The organization’s diverse membership is not a new phenomenon. For decades, national rebel groups in Somalia have formed through inclusive elite bargains, collaboration, and coalition-building between militant groups, clans, the business sector, and elements of the national government.
In interviews I conducted with security experts in Mogadishu in 2017, participants told me that many militants in Somalia were nationalists above all, determined to fight foreign intervention in their country. This buttresses a growing body of research indicating that al-Shabab shifted its focus away from international terrorism towards local issues.
Despite its record of brutality, al-Shabab, locally, has proven adept at providing food aid during drought, administering justice and resolving local disputes, criticizing Mogadishu government’s governance record, and providing public safety.
Interviews with mid-ranking al-Shabab leaders reveal that their members are open to dialogue with the Mogadishu government. Its conditions for negotiations include the withdrawal of all foreign forces from Somalia, amnesty for group members, adopting Sharia law, and creating a new inclusive government consisting of all Somali political actors.

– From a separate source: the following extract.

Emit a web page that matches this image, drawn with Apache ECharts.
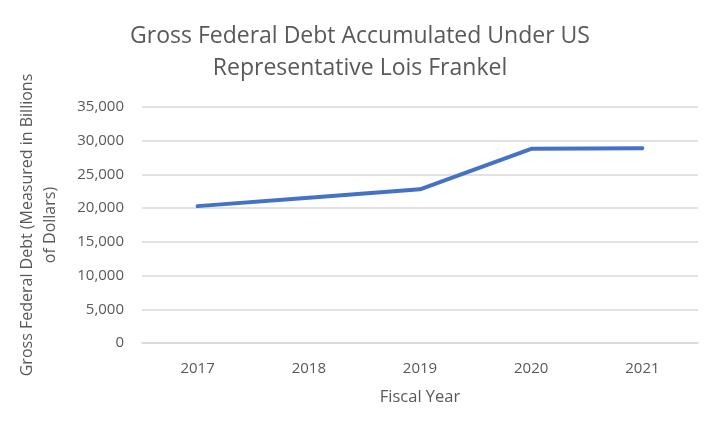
<!DOCTYPE html>
<html><head><meta charset="utf-8">
<script src="https://cdn.jsdelivr.net/npm/echarts@6/dist/echarts.min.js"></script>
<style>html,body{margin:0;padding:0;background:#fff}#c{width:713px;height:429px}</style>
</head><body><div id="c"></div>
<script>
const years = ['2017','2018','2019','2020','2021'];
const debt = [20300, 21550, 22800, 28800, 28900];
const yTicks = {min: 0, max: 35000, interval: 5000};
const titleText = 'Gross Federal Debt Accumulated Under US\nRepresentative Lois Frankel';
const xName = 'Fiscal Year';
const yName = 'Gross Federal Debt (Measured in Billions\nof Dollars)';

const font = 'Open Sans, Lato, sans-serif';
const chart = echarts.init(document.getElementById('c'), null, {renderer: 'canvas'});
chart.setOption({
  animation: false,
  title: {
    text: titleText, left: 355, top: 15, textAlign: 'center',
    textStyle: {fontFamily: font, fontSize: 23, fontWeight: 'normal', color: '#595959', lineHeight: 32}
  },
  grid: {left: 142, right: 15, top: 107, bottom: 86},
  xAxis: {
    type: 'category', data: years, boundaryGap: true,
    name: xName, nameLocation: 'middle', nameGap: 46,
    nameTextStyle: {fontFamily: font, fontSize: 16.5, color: '#595959'},
    axisLine: {show: true, lineStyle: {color: '#d9d9d9', width: 1.5}},
    axisTick: {show: false},
    axisLabel: {fontFamily: font, fontSize: 15, color: '#595959', margin: 18}
  },
  yAxis: {
    type: 'value', min: yTicks.min, max: yTicks.max, interval: yTicks.interval,
    name: yName, nameLocation: 'middle', nameGap: 80, nameRotate: 90,
    nameTextStyle: {fontFamily: font, fontSize: 16, color: '#595959', lineHeight: 23},
    axisLine: {show: false}, axisTick: {show: false},
    axisLabel: {fontFamily: font, fontSize: 15, color: '#595959', margin: 18,
      formatter: v => v.toLocaleString('en-US')},
    splitLine: {lineStyle: {color: '#d9d9d9', width: 1.5}}
  },
  series: [{
    type: 'line', data: debt, symbol: 'none',
    lineStyle: {color: '#4472C4', width: 4, cap: 'round', join: 'round'}
  }]
});
</script></body></html>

While several of al-Shabab’s conditions for peace negotiations are nonstarters, members’ openness to dialogue on forming a new and inclusive government is a valuable launching point.
For peace talks to begin, Washington will have to reconsider its role in the conflict. At a minimum, it will need to remove al-Shabab from its terrorism list and pull back its military forces. The African Union Transition Mission in Somalia and other foreign forces will have to follow suit. Washington will likely have to deemphasize its role in peacebuilding as well. According to al-Shabab members, Qatar and Saudi Arabia could serve as peace talk facilitators.
Mowing the grass in Somalia has made the country more violent and unstable. Instead of trying to contain or eliminate al-Shabab with military might, Washington should rely on inclusive diplomacy to resolve the conflict.